|Artwork courtesy of the |
American Library Association.
It’s that time of year again: Banned Books Week, the one week out of the year that we throw a harsh light on those who would try to keep others in darkness. Those who want to project their prejudices and fears onto others. Those who want to hide the books.
Last year I wrote about how we should celebrate our right to read. This year I want to talk a bit about how my students are doing just that.
I teach sophomore English, and for the past few years, I’ve assigned Fahrenheit 451. I read the book myself when I was a sophomore in high school, and it had a profound effect on me. If you haven’t read it yet, you should. I recommend it to everyone. It’s a scary picture of what might happen if the book banners win, if books are indeed outlawed because of our fear of offending someone. It’s also a reminder that it is up to us to keep literature alive. In Bradbury’s world, books were not initially outlawed. It’s just that people stopped reading. They spent too much time getting offended and not nearly enough time listening.
The world is a scary place, and I understand that many parents want to protect their children from it. I get the need to shield children from the ugliness that life sometimes brings. But in doing so, we are also shielding them from its beauty. And while it is the parents’ prerogative to stand between their child and the world, it is not their job to monitor the morals of everyone else.
When we ban books, what we are doing is telling those who received comfort from those books that they are wrong. They are wrong to find beauty in something ugly. They should be ashamed of their feelings, their desires, their connection to something others view as sinful or shameful. We teach them to be silent. And when we do this, it is we who are wrong.
It is admiral for adults to want to stand between children and the world and become a shield against the darkness. But if I’ve learned anything about the dark, it’s that it creeps around our strongest fortifications, crawls into the gaps, finds a way through the keyhole.
Light is the only thing that chases away darkness. Literature is that light to many people. It’s that light to me.
It girds readers against ignorance and oppression. It comforts us and shows us we aren’t alone. Above all, it teaches hope.
Because in the end, we can’t protect those we love from the world. We can only make sure we’ve helped them to find their strength and to discover that hope.
One of the questions I asked my students after they’d read Fahrenheit 451 is which book they would memorize.

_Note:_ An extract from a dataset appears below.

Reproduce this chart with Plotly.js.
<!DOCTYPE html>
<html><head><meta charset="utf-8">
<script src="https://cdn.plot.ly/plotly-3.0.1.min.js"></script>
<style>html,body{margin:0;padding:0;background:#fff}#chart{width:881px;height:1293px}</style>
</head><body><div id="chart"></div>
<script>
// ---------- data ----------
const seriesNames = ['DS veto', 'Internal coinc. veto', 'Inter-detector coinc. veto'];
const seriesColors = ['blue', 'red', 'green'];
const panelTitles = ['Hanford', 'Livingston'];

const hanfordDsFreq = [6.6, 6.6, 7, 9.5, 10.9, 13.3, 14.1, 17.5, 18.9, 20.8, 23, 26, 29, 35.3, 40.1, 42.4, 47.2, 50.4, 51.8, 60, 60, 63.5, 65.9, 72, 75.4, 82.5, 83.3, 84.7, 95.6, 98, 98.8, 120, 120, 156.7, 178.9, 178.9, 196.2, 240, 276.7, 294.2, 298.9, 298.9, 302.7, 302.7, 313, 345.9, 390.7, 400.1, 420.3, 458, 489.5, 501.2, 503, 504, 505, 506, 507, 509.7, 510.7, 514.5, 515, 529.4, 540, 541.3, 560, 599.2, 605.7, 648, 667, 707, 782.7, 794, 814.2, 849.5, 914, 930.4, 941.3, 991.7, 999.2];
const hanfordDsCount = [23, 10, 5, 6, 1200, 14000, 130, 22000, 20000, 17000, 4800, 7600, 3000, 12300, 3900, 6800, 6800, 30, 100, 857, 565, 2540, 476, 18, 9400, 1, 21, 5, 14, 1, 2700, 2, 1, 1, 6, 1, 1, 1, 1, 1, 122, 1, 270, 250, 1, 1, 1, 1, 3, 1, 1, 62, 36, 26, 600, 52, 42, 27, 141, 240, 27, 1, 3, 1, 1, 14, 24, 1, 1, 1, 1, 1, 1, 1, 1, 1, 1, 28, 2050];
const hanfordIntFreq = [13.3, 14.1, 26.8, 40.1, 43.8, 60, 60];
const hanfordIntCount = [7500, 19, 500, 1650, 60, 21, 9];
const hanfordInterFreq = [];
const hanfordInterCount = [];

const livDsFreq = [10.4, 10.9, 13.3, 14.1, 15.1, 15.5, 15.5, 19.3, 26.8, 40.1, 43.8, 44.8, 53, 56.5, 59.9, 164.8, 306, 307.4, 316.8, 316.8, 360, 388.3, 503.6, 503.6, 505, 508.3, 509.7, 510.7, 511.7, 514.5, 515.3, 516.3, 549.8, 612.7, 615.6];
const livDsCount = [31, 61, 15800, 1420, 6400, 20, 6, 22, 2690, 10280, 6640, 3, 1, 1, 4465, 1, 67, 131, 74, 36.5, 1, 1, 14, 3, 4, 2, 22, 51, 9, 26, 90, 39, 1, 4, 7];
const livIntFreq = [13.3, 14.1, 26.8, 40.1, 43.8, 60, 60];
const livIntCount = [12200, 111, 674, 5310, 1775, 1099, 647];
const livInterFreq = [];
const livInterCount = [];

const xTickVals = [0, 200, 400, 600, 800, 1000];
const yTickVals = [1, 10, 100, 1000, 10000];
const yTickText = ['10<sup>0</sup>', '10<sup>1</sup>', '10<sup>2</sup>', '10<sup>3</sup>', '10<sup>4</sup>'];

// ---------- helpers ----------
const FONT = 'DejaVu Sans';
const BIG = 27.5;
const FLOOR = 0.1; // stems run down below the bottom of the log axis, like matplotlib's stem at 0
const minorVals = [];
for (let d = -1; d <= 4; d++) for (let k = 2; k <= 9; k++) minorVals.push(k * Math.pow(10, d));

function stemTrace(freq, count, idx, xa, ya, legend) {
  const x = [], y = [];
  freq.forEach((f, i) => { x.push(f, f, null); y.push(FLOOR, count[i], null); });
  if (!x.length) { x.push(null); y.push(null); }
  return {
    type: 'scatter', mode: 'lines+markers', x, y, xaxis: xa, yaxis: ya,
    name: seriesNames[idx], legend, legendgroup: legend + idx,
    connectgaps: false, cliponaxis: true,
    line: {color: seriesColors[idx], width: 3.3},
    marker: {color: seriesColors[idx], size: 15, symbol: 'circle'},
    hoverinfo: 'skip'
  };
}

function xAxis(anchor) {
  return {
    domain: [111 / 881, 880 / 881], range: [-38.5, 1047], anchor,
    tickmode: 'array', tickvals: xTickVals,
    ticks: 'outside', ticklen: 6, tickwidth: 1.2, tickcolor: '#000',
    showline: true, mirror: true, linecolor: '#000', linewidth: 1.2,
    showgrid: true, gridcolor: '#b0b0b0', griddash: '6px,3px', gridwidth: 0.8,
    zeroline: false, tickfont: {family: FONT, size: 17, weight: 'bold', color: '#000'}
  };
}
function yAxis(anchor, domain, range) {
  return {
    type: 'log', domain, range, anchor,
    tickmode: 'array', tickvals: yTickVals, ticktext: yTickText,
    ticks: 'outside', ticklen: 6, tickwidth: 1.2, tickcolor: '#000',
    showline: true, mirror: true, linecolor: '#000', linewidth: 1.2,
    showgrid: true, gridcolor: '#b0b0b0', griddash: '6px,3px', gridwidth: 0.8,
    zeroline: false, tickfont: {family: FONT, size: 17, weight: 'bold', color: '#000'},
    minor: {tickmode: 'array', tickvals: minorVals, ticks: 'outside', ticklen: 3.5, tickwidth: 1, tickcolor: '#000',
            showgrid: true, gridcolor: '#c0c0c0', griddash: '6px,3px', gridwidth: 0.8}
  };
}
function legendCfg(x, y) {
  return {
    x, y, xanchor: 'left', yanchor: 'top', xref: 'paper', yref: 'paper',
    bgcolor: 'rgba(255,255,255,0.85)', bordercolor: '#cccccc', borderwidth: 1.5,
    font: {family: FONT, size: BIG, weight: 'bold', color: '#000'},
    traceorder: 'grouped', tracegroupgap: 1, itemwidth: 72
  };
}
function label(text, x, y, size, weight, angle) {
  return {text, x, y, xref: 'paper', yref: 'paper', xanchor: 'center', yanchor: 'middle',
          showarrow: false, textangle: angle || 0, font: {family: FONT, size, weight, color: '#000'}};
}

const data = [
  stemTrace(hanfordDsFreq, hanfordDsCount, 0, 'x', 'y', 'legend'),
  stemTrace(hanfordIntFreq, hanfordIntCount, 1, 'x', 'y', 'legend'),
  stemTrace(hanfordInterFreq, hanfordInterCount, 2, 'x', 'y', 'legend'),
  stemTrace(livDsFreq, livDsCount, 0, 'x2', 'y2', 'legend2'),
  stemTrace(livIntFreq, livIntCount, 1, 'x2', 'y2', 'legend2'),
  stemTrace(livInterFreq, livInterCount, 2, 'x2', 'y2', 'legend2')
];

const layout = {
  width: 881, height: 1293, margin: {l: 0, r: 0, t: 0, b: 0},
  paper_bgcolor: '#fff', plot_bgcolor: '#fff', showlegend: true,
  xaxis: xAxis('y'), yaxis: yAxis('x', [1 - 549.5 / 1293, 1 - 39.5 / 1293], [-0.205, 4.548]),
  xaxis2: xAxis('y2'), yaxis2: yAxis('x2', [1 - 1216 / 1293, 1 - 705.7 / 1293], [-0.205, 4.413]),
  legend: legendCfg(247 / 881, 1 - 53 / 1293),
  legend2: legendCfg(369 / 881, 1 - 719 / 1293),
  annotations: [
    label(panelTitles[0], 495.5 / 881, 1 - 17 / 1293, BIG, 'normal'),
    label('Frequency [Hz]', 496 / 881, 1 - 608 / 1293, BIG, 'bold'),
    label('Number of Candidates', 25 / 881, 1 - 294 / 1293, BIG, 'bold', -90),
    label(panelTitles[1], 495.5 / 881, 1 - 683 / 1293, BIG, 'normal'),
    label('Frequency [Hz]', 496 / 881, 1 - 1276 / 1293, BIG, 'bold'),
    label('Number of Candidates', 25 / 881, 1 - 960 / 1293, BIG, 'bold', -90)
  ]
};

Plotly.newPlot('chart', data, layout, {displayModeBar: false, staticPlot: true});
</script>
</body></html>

If, like Montag, they were the one source of survival for a book, which one would they want to save at all costs? In looking at the books some of my students chose to memorize, to keep alive when all others may have been lost, you’ll see that each one holds a mirror up to life and reveals its ugliness, its darkest places. But in the end, each one gives us hope.
And hope is the strongest of shields.
Here are just a few of the books my students named:
The Bible (This was the most common response. The Bible is full of violence and war, of humans being at their worst, but in the end, there is hope.)
A history textbook (This was mentioned a couple of times. Students wanted to memorize the truth in order to gird themselves against lies.)
A Tale of Two Cities (Plenty of death here, but also love and sacrifice.)
The Fault in our Stars (Beautiful but harsh, am I right?)
The Hunger Games (Children killing each other for entertainment – not exactly Dick and Jane, is it? And yet it speaks to so many.)
Fahrenheit 451 (Just when hope seems buried, it rises from the ashes like a phoenix.)
1984 (This is the only one in the list that doesn’t end with hope. But that makes it the scariest of them all. The student wanted to memorize it as a warning – what would happen if we lost our hope altogether. The thought is chilling.)